O processo de construção de um governo, diz Bale, pode ser amargo. “O Reino Unido não tem uma Constituição escrita pelo que não há regras definidas para situações como esta. A última vez a que se assistiu a um cenário semelhante foi nos anos de 1920 e não pode ser considerado um precedente. Pelo que está tudo em aberto, depende tudo do que estes homens decidirem fazer”, diz Bale, explicando que a tradição dita que seja o primeiro-ministro cessante, Cameron, a ter a iniciativa de indicar um vencedor.
“O papel dele é aconselhar a rainha, dizendo-lhe quem é o candidato mais bem colocado para formar um governo estável, ou seja que passe na moção de confiança que é votada logo após o discurso com que a monarca abre o Parlamento. A questão é sabermos se Cameron vai ‘desistir’ facilmente ou se se vai recomendar a si próprio. Na minha opinião, não vai desistir”, diz Bale. “Durante toda a campanha os conservadores esforçaram-se por passar a ideia de que se elegerem mais deputados têm direito de formar governo”, diz Bale.
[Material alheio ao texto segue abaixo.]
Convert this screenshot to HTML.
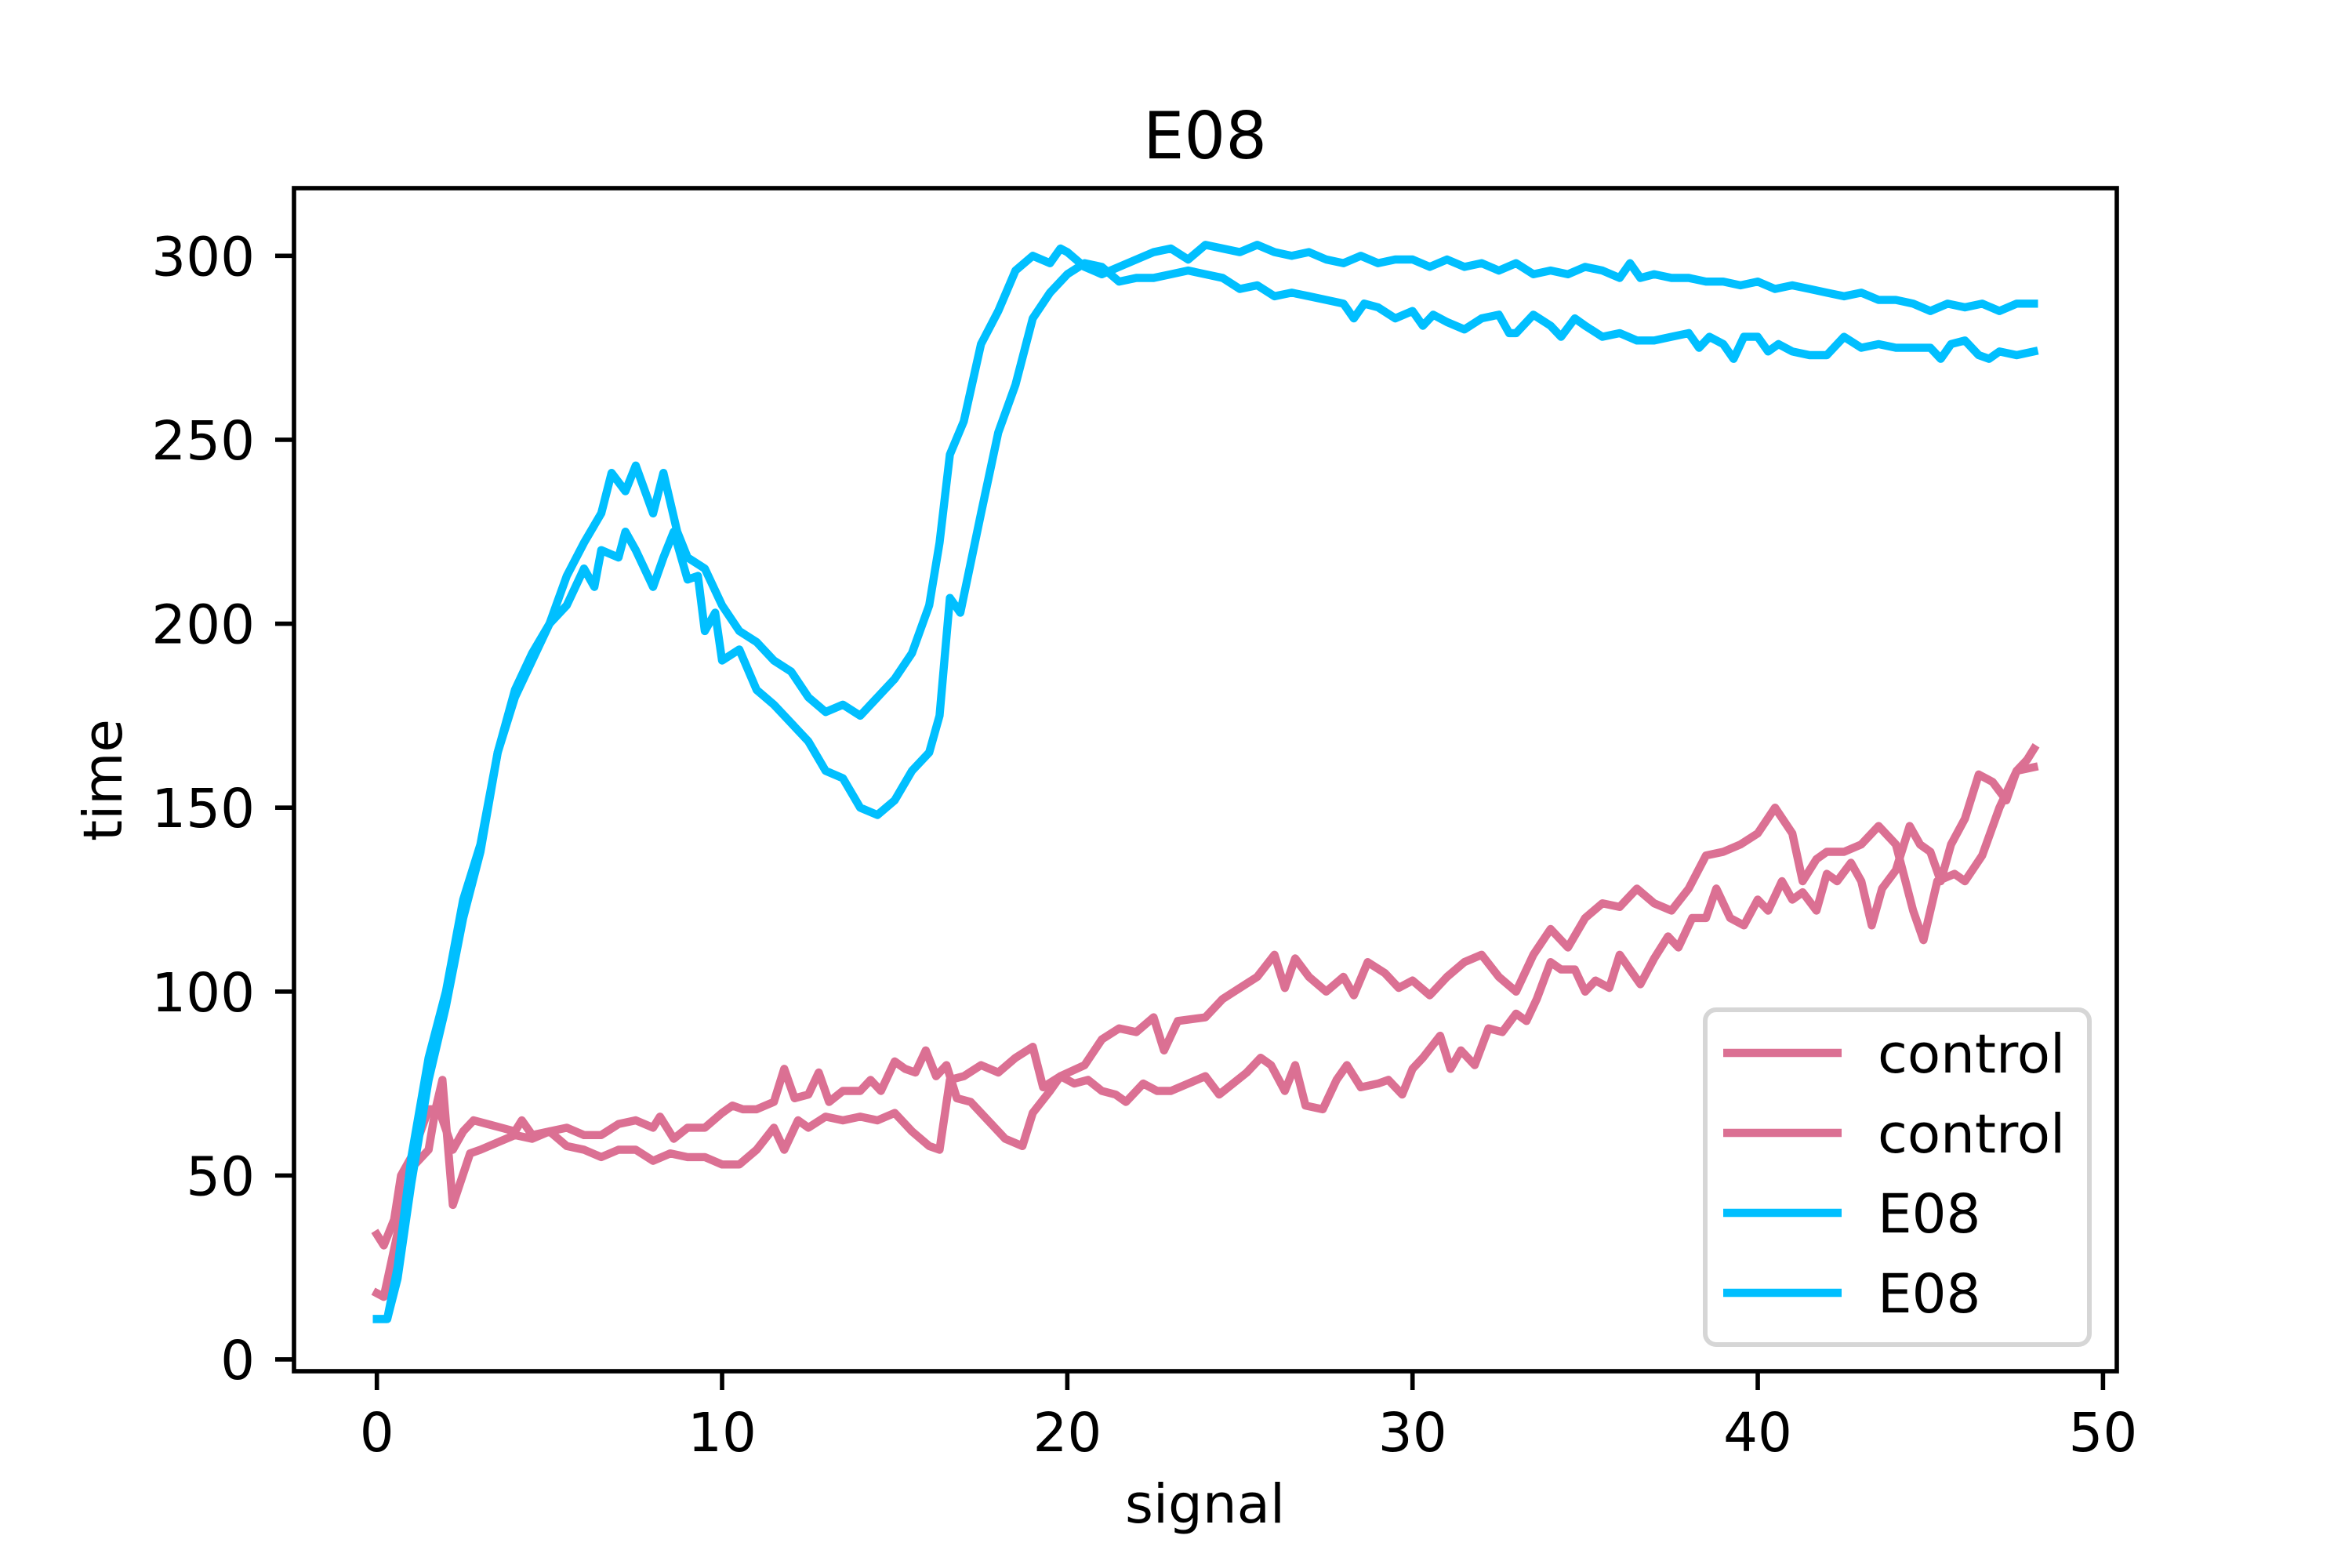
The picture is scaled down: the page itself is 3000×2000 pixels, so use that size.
<!DOCTYPE html>
<html><head><meta charset="utf-8"><style>
html,body{margin:0;padding:0;background:#fff;}
svg{display:block;font-family:"DejaVu Sans","Liberation Sans",sans-serif;}
</style></head><body>
<svg id="chart" width="3000" height="2000" viewBox="0 0 3000 2000" xmlns="http://www.w3.org/2000/svg">
<rect width="3000" height="2000" fill="#fff"/>
<text x="1537" y="202" font-size="83" text-anchor="middle">E08</text>
<g id="plot"></g>
<text x="1537" y="1942" font-size="69" text-anchor="middle">signal</text>
<text transform="translate(155,995) rotate(-90)" font-size="69" text-anchor="middle">time</text>
<g id="legend"></g>
</svg>
<script>
const xTicks = [0, 10, 20, 30, 40, 50];
const yTicks = [0, 50, 100, 150, 200, 250, 300];
const seriesLabels = ["control", "control", "E08", "E08"];

const c1X = [0,0.2,0.5,0.7,1,1.5,1.8,2.2,2.5,2.8,3.2,3.6,4,4.2,4.5,5,5.5,6,6.5,7,7.5,8,8.2,8.6,9,9.5,10,10.3,10.6,11,11.5,11.8,12.1,12.5,12.8,13.1,13.5,14,14.3,14.6,15,15.3,15.6,15.9,16.2,16.5,16.8,17.2,17.6,18,18.2,18.7,19,19.5,19.8,20.2,20.6,21,21.4,21.7,22.2,22.6,23,23.5,24,24.4,24.8,25.2,25.6,25.9,26.3,26.6,26.9,27.4,27.8,28.1,28.5,29,29.3,29.7,30,30.3,30.8,31.1,31.4,31.8,32.2,32.6,33,33.3,33.6,34,34.3,34.7,35,35.3,35.7,36,36.3,36.6,37,37.4,37.7,38.1,38.5,38.8,39.2,39.6,40,40.3,40.7,41,41.3,41.7,42,42.3,42.7,43,43.3,43.6,44,44.4,44.7,45,45.3,45.6,46,46.4,46.8,47.2,47.5,47.8,48];
const c1Y = [34,31,38,50,55,68,68,57,62,65,64,63,62,65,61,62,63,61,61,64,65,63,66,60,63,63,67,69,68,68,70,79,71,72,78,70,73,73,76,73,81,79,78,84,77,80,71,70,66,62,60,58,67,73,77,75,76,73,72,70,75,73,73,75,77,72,75,78,82,80,73,80,69,68,76,80,74,75,76,72,79,82,88,79,84,80,90,89,94,92,98,108,106,106,100,103,101,110,106,102,109,115,112,120,120,128,120,118,125,122,130,125,127,122,132,130,135,130,118,128,133,145,140,138,130,140,147,159,157,152,160,163,166];

const c2X = [0,0.2,0.5,1,1.5,1.7,1.9,2.2,2.7,3,3.5,4,4.5,5,5.5,6,6.5,7,7.5,8,8.5,9,9.5,10,10.5,11,11.5,11.8,12.2,12.5,13,13.5,14,14.5,15,15.5,16,16.3,16.6,17,17.5,18,18.5,19,19.3,19.8,20.5,21,21.5,22,22.5,22.8,23.2,24,24.5,25,25.5,26,26.3,26.6,27,27.5,28,28.3,28.7,29.2,29.6,30,30.5,31,31.5,32,32.5,33,33.5,34,34.5,35,35.5,36,36.5,37,37.5,38,38.5,39,39.5,40,40.5,41,41.3,41.7,42,42.5,43,43.5,44,44.5,44.8,45.2,45.7,46,46.5,47,47.5,48];
const c2Y = [18,17,30,52,57,68,76,42,56,57,59,61,60,62,58,57,55,57,57,54,56,55,55,53,53,57,63,57,65,63,66,65,66,65,67,62,58,57,76,77,80,78,82,85,74,77,80,87,90,89,93,84,92,93,98,101,104,110,101,109,104,100,104,99,108,105,101,103,99,104,108,110,104,100,110,117,112,120,124,123,128,124,122,128,137,138,140,143,150,143,130,136,138,138,140,145,140,122,114,130,132,130,137,150,160,161];

const e1X = [0,0.3,0.6,1,1.5,2,2.5,3,3.5,4,4.5,5,5.5,6,6.5,6.8,7.2,7.5,8,8.3,8.7,9,9.5,10,10.5,11,11.5,12,12.5,13,13.5,14,14.5,15,15.5,16,16.3,16.6,17,17.5,18,18.5,19,19.5,19.8,20,20.5,21,21.5,22,22.5,23,23.5,24,24.5,25,25.5,26,26.5,27,27.5,28,28.5,29,29.5,30,30.5,31,31.5,32,32.5,33,33.5,34,34.5,35,35.5,36,36.3,36.6,37,37.5,38,38.5,39,39.5,40,40.5,41,41.5,42,42.5,43,43.5,44,44.5,45,45.5,46,46.5,47,47.5,48];
const e1Y = [11,11,25,55,82,100,125,140,165,182,192,200,213,222,230,241,236,243,230,241,225,218,215,205,198,195,190,187,180,176,178,175,180,185,192,205,222,246,255,276,285,296,300,298,302,301,297,295,297,299,301,302,299,303,302,301,303,301,300,301,299,298,300,298,299,299,297,299,297,298,296,298,295,296,295,297,296,294,298,294,295,294,294,293,293,292,293,291,292,291,290,289,290,288,288,287,285,287,286,287,285,287,287];

const e2X = [0,0.3,0.6,1,1.5,2,2.5,3,3.5,4,4.5,5,5.5,6,6.3,6.5,7,7.2,7.5,8,8.3,8.6,9,9.3,9.5,9.8,10,10.5,11,11.5,12,12.5,13,13.5,14,14.5,15,15.5,16,16.3,16.6,16.9,17.5,18,18.5,19,19.5,20,20.5,21,21.5,22,22.5,23,23.5,24,24.5,25,25.5,26,26.5,27,27.5,28,28.3,28.6,29,29.5,30,30.3,30.6,31,31.5,32,32.5,32.8,33,33.5,34,34.3,34.7,35,35.5,36,36.5,37,37.5,38,38.3,38.6,39,39.3,39.6,40,40.3,40.6,41,41.5,42,42.5,43,43.5,44,44.5,45,45.3,45.6,46,46.4,46.7,47,47.5,48];
const e2Y = [11,11,22,48,76,96,120,138,165,180,190,200,205,215,210,220,218,225,220,210,218,225,212,213,198,203,190,193,182,178,173,168,160,158,150,148,152,160,165,175,207,203,230,252,265,283,290,295,298,297,293,294,294,295,296,295,294,291,292,289,290,289,288,287,283,287,286,283,285,281,284,282,280,283,284,279,279,284,281,278,283,281,278,279,277,277,278,279,275,278,276,272,278,278,274,276,274,273,273,278,275,276,275,275,275,272,276,277,273,272,274,273,274];

const SVGNS = "http://www.w3.org/2000/svg";
const L = 375, R = 2700, T = 240, B = 1749;
const xMin = -2.4, xMax = 50.4, yMin = -3.2, yMax = 318.4;
function X(v){ return L + (v - xMin) / (xMax - xMin) * (R - L); }
function Y(v){ return B - (v - yMin) / (yMax - yMin) * (B - T); }
function mk(tag, attrs){ const e = document.createElementNS(SVGNS, tag); for (const k in attrs) e.setAttribute(k, attrs[k]); return e; }

const plot = document.getElementById('plot');
const PINK = '#db7093', BLUE = '#00bfff';

function drawLine(xs, ys, color, name){
  let d = '';
  for (let i = 0; i < xs.length; i++) d += (i ? 'L' : 'M') + X(xs[i]).toFixed(1) + ',' + Y(ys[i]).toFixed(1);
  const p = mk('path', {d: d, fill: 'none', stroke: color, 'stroke-width': 10.4, 'stroke-linejoin': 'round', 'stroke-linecap': 'square'});
  
  
  plot.appendChild(p);
}
drawLine(c1X, c1Y, PINK, 'control-line-1');
drawLine(c2X, c2Y, PINK, 'control-line-2');
drawLine(e1X, e1Y, BLUE, 'e08-line-1');
drawLine(e2X, e2Y, BLUE, 'e08-line-2');

const frame = mk('rect', {x: L, y: T, width: R - L, height: B - T, fill: 'none', stroke: '#000', 'stroke-width': 5.6});


plot.appendChild(frame);

xTicks.forEach(function(t){
  const tk = mk('line', {x1: X(t), x2: X(t), y1: B, y2: B + 24, stroke: '#000', 'stroke-width': 5.6});
  
  
  plot.appendChild(tk);
  const lb = mk('text', {x: X(t), y: B + 102, 'font-size': 69, 'text-anchor': 'middle'});
  
  
  lb.textContent = t;
  plot.appendChild(lb);
});
yTicks.forEach(function(t){
  const tk = mk('line', {x1: L - 24, x2: L, y1: Y(t), y2: Y(t), stroke: '#000', 'stroke-width': 5.6});
  
  
  plot.appendChild(tk);
  const lb = mk('text', {x: L - 50, y: Y(t) + 25, 'font-size': 69, 'text-anchor': 'end'});
  
  
  lb.textContent = t;
  plot.appendChild(lb);
});

const leg = document.getElementById('legend');
const box = mk('rect', {x: 2175, y: 1288, width: 490, height: 427, rx: 14, fill: '#fff', 'fill-opacity': 0.8, stroke: '#d6d6d6', 'stroke-width': 6});


leg.appendChild(box);
const legColors = [PINK, PINK, BLUE, BLUE];
seriesLabels.forEach(function(lbl, i){
  const yy = 1343 + i * 102;
  const ln = mk('line', {x1: 2198, x2: 2349, y1: yy, y2: yy, stroke: legColors[i], 'stroke-width': 10.4});
  
  
  leg.appendChild(ln);
  const tx = mk('text', {x: 2395, y: yy + 25, 'font-size': 69});
  
  
  tx.textContent = lbl;
  leg.appendChild(tx);
});
</script>
</body></html>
Porém, na recta final da campanha, Ed Miliband também deixou bem claro que não abrirá mão do governo, mesmo tendo menos deputados, caso consiga juntar apoios suficientes no Parlamento para passar a moção de confiança.
De acordo com o jornal The Telegraph, a equipa de Miliband começou a planear uma estratégia para retirar Cameron de Downing Street já na noite de sexta-feira. Os membros do partido receberam cópias do Manual do Governo, o livro que explica o que deve ser feito em caso de impasse, de forma a que surjam ideias que impeçam Cameron de ter a primeira iniciativa. Além disso, o partido está a negociar com as principais estações de televisão entrevistas com trabalhistas de prestígio mal as urnas encerrem. Todos eles vão comentar os resultados eleitorais na perspectiva da vitória trabalhista e sublinhar que a constituição do novo Parlamento é favorável a um entendimento com Miliband, não com Cameron.
“O que temos aqui, é um jogo sem regras”, diz Tim Bale, explicando que, pela primeira vez, poderá surgir um cenário que leve a que a legitimidade do governo seja posta em causa.
De tal forma o jogo não tem regras que Cameron e o seu parceiro de coligação, o liberal-democrata Nick Clegg, começaram a negociar, em público, os termos de uma nova parceria.
Na terça-feira, Clegg – cujo partido elegeu 57 deputados em 2010 mas pode perder pelo menos metade agora – pediu a Cameron para renovar a coligação. “É a única forma de manter a estabilidade e de evitar que tenha que haver novas eleições, antes do Natal”, disse Clegg. Repetir as eleições é uma possibilidade caso ninguém se entenda neste Parlamento suspenso (hung parliament).
Nesta quarta-feira, Cameron – que andou em campanha por Londres - respondeu-lhe dizendo que os conservadores querem tentar formar governo mas não querem deixar cair a “reforma da União Europeia”, uma forma eufemística de perguntar ao outro se aceita o referendo sobre a permanência do Reino Unido na UE, que o conservador quer realizar em 2017. Clegg aceitou, disse que o seu partido está disponível para assinar um acordo de coligação que inclua o referendo.
O jogo começa a definir-se e, de um lado, parecem estar já Cameron e Clegg. Do outro lado há mais incertezas. Nem o mercado de apostas dá pistas sobre o que se pode passar. Na William Hill, o trabalhista e o conservador estão empatados até naquilo que podem render. Cameron e Miliband valem pouco para quem aposta neles – meras 11 libras por cada dez investidas.